Ombudsman Deborah Howell tells me that she agrees with a disapproving note I sounded about Charlotte Allen's Washington Post article and that her own item on the subject will appear on Sunday. It sounds like she will also ask John Pomfret et al. to take responsibility for the piece.
In re: Allen's article, Kieran Healy offers that playing against type is a market niche:
When associations with some classification are strongly polarized, there'll be more anger and fighting, but also more incentive to play against type. And of course these processes take place within nested contexts, which complicates the dynamic.

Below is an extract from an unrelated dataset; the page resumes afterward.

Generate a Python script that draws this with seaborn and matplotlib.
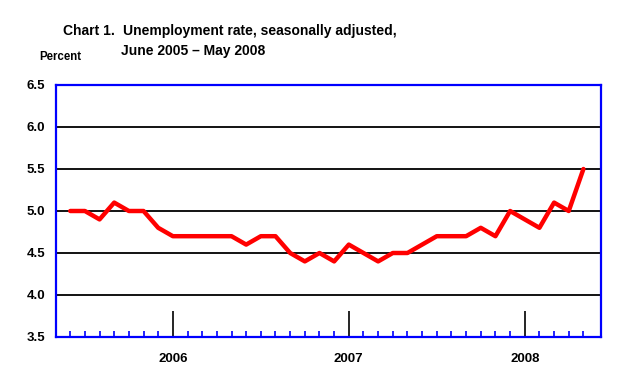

But the bottom line is that cross-cutting social categories will be filled with people happy to bear the intersection as an identity, and probably also to spend most of their time talking about it: hence black conservatives, marxist economists, Log-Cabin Republicans, ex-gay fundamentalists, pacifist Marines, libertarian environmentalists, pro-life Democrats, or what have you.Playing-against-type articles are great for newspapers: they draw eyeballs. PATs allow editors to telegraph to one set of readers that they run a truly liberal paper, one that encompasses many viewpoints and isn't afraid to interrogate uncomfortable truths. At the same time PATs allow editors to telegraph to another set of readers that they are on their side.
This does no one any service. Liberal readers don't like to read extremely wrong, offensive articles, whereas people who hold extremely wrong, offensive beliefs (such as the notion that women are stupid—not, by the by, poorly equipped relatively to perform spatial reasoning tasks but just plain pluck-dumb stupid) do not represent a sizable segment of the reading population. In order to preserve their liberal readership, the paper's editors must walk back on the article in clever ways, which, I guess, the troglodyte readership isn't supposed to notice. Which the troglodyte readership is happy to do, since the troglodyte readership is totally imaginary in the first place.